The figures below document this failure by the FOMC. The first figure shows the 5-year ‘breakeven’ or expected inflation rate. This is the difference between the 5-year nominal treasury yield and the 5-year TIPs yield and is suppose to reflect treasury market’s forecast for the average annual inflation rate over the next five years. The figure shows that prior to the September 16 FOMC meeting this spread declined from a high of 2.72 percent in early July to 1.23 percent on September 15. That is a decline of 1.23 percent over the two and half months leading up to the September FOMC meeting. This forward looking measure was screaming trouble ahead, but the FOMC ignored it.
He includes several charts. Read the whole thing. If you tell me that the expected inflation rate has declined from 2.72 percent to 1.23 percent, I think that this is somewhat bearish news. But it is not the end of the world.

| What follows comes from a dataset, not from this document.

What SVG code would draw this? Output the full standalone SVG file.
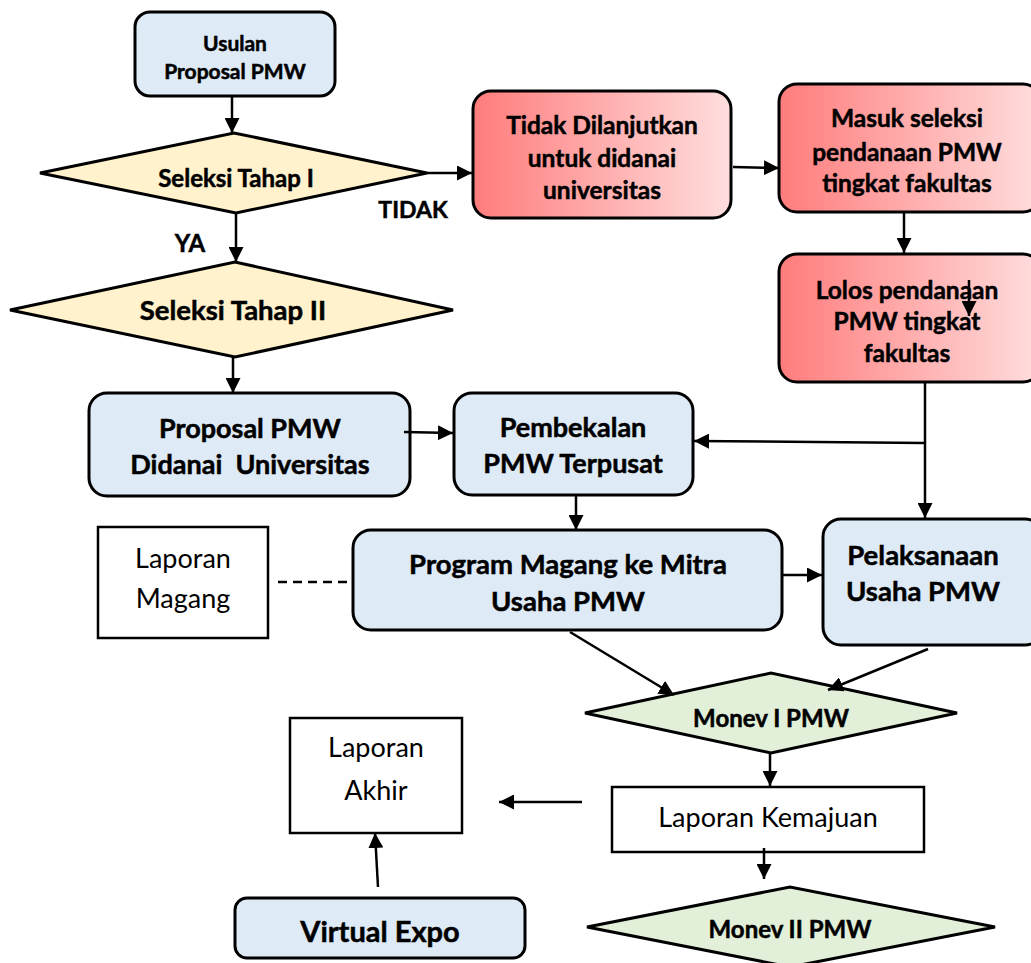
<svg xmlns="http://www.w3.org/2000/svg" width="1031" height="963" viewBox="0 0 1031 963">
<defs>
<linearGradient id="red" x1="0" y1="0" x2="1" y2="0">
<stop offset="0" stop-color="#ff7c7c"/>
<stop offset="1" stop-color="#ffdede"/>
</linearGradient>
<marker id="ah" viewBox="0 0 10 10" refX="10" refY="5" markerWidth="6" markerHeight="6" orient="auto" markerUnits="strokeWidth">
<path d="M0,0 L10,5 L0,10 z" fill="#000"/>
</marker>
</defs>
<style>
.b{fill:#deeaf6;stroke:#000;stroke-width:3}
.r{fill:url(#red);stroke:#000;stroke-width:3}
.y{fill:#fff2cc;stroke:#000;stroke-width:3}
.g{fill:#e2efd9;stroke:#000;stroke-width:3}
.w{fill:#fff;stroke:#000;stroke-width:2.5}
text{font-family:Lato,"Open Sans","Liberation Sans",sans-serif;text-anchor:middle;fill:#000}
.t{font-weight:bold;stroke:#000;stroke-width:0.5}
.n{font-weight:normal}
.c line,.c path{stroke:#000;stroke-width:2.5;fill:none}
.c .a{marker-end:url(#ah)}
</style>
<rect width="1031" height="963" fill="#fff"/>

<g id="usulan"><rect class="b" x="135" y="12" width="200" height="84" rx="15"/>
<text class="t" x="235" y="51" font-size="21">Usulan</text>
<text class="t" x="235" y="79" font-size="21">Proposal PMW</text></g>

<g id="seleksi1"><polygon class="y" points="40,173 234,133 427,173 236,213"/>
<text class="t" x="236" y="187" font-size="24">Seleksi Tahap I</text></g>

<g id="seleksi2"><polygon class="y" points="10,310 235,262 453,310 235,357"/>
<text class="t" x="233" y="320" font-size="27.5">Seleksi Tahap II</text></g>

<g id="tidak"><rect class="r" x="473" y="91" width="258" height="127" rx="18"/>
<text class="t" x="602" y="134" font-size="24.5">Tidak Dilanjutkan</text>
<text class="t" x="602" y="167" font-size="24.5">untuk didanai</text>
<text class="t" x="602" y="199" font-size="24.5">universitas</text></g>

<g id="masuk"><rect class="r" x="779" y="84" width="262" height="128" rx="18"/>
<text class="t" x="907" y="127" font-size="24.5">Masuk seleksi</text>
<text class="t" x="907" y="161" font-size="24.5">pendanaan PMW</text>
<text class="t" x="907" y="192" font-size="24.5">tingkat fakultas</text></g>

<g id="lolos"><rect class="r" x="779" y="254" width="262" height="128" rx="18"/>
<text class="t" x="907" y="299" font-size="24.5">Lolos pendanaan</text>
<text class="t" x="907" y="330" font-size="24.5">PMW tingkat</text>
<text class="t" x="907" y="362" font-size="24.5">fakultas</text></g>

<g id="proposal"><rect class="b" x="89" y="393" width="321" height="103" rx="18"/>
<text class="t" x="250" y="438" font-size="27">Proposal PMW</text>
<text class="t" x="250" y="474" font-size="27" xml:space="preserve">Didanai  Universitas</text></g>

<g id="pembekalan"><rect class="b" x="454" y="393" width="239" height="102" rx="18"/>
<text class="t" x="573" y="437" font-size="27">Pembekalan</text>
<text class="t" x="573" y="473" font-size="27">PMW Terpusat</text></g>

<g id="laporanmagang"><rect class="w" x="98" y="527" width="170" height="111"/>
<text class="n" x="183" y="568" font-size="27">Laporan</text>
<text class="n" x="183" y="608" font-size="27">Magang</text></g>

<g id="program"><rect class="b" x="353" y="530" width="429" height="100" rx="18"/>
<text class="t" x="568" y="574" font-size="27.5">Program Magang ke Mitra</text>
<text class="t" x="568" y="611" font-size="27.5">Usaha PMW</text></g>

<g id="pelaksanaan"><rect class="b" x="823" y="519" width="220" height="126" rx="18"/>
<text class="t" x="923" y="565" font-size="27.5">Pelaksanaan</text>
<text class="t" x="923" y="601" font-size="27.5">Usaha PMW</text></g>

<g id="monev1"><polygon class="g" points="585,713 771,673 957,713 771,753"/>
<text class="t" x="771" y="727" font-size="24">Monev I PMW</text></g>

<g id="laporanakhir"><rect class="w" x="290" y="718" width="172" height="115"/>
<text class="n" x="376" y="757" font-size="27">Laporan</text>
<text class="n" x="376" y="800" font-size="27">Akhir</text></g>

<g id="kemajuan"><rect class="w" x="612" y="787" width="312" height="65"/>
<text class="n" x="768" y="827" font-size="27">Laporan Kemajuan</text></g>

<g id="virtualexpo"><rect class="b" x="235" y="898" width="290" height="60" rx="12"/>
<text class="t" x="380" y="942" font-size="29">Virtual Expo</text></g>

<g id="monev2"><polygon class="g" points="587,927 790,887 995,927 790,967"/>
<text class="t" x="790" y="938" font-size="24">Monev II PMW</text></g>

<g id="labels">
<text class="t" x="413" y="218" font-size="23">TIDAK</text>
<text class="t" x="190" y="252" font-size="24">YA</text>
</g>

<g id="connectors" class="c">
<line class="a" x1="232" y1="96" x2="232" y2="133"/>
<line class="a" x1="427" y1="173" x2="472" y2="173"/>
<line class="a" x1="236" y1="213" x2="236" y2="262"/>
<line class="a" x1="233" y1="357" x2="233" y2="393"/>
<line class="a" x1="733" y1="167" x2="779" y2="168"/>
<line class="a" x1="904" y1="213" x2="904" y2="253"/>
<line class="a" x1="969" y1="280" x2="969" y2="316"/>
<line x1="925" y1="382" x2="925" y2="443"/>
<line class="a" x1="925" y1="443" x2="694" y2="441"/>
<line class="a" x1="925" y1="443" x2="925" y2="518"/>
<line class="a" x1="404" y1="432" x2="453" y2="433"/>
<line class="a" x1="576" y1="495" x2="576" y2="530"/>
<line class="a" x1="782" y1="575" x2="822" y2="575"/>
<line x1="278" y1="582" x2="350" y2="582" stroke-dasharray="9,6"/>
<line class="a" x1="570" y1="632" x2="674" y2="695"/>
<line class="a" x1="928" y1="649" x2="828" y2="690"/>
<line class="a" x1="770" y1="753" x2="770" y2="786"/>
<line class="a" x1="582" y1="802" x2="499" y2="802"/>
<line class="a" x1="378" y1="887" x2="375" y2="833"/>
<line class="a" x1="764" y1="848" x2="764" y2="879"/>
</g>
</svg>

See also Matt O’Brien‘s reading of the Fed minutes of 2008. It is quite stunning to consider Ben Bernanke’s behavior during September. On the one hand, he participated in the Paulson Panic, supporting TARP and going all out to save the banks. On the other hand he thought that the risks of inflation and recession were relatively balanced. It is consistent with my view of how the Fed looks at the world, which is through the eyes of the big NY financial institutions.
Still, the way I see it, the attempt to attribute the Great Recession to monetary policy seems forced. The people who believe it really believe it. And I cannot tell you that it is absolutely impossible that a small change in expected inflation can send the economy down the toilet. But I think that the human bias to try to find simple, single causes for things is something to correct for here.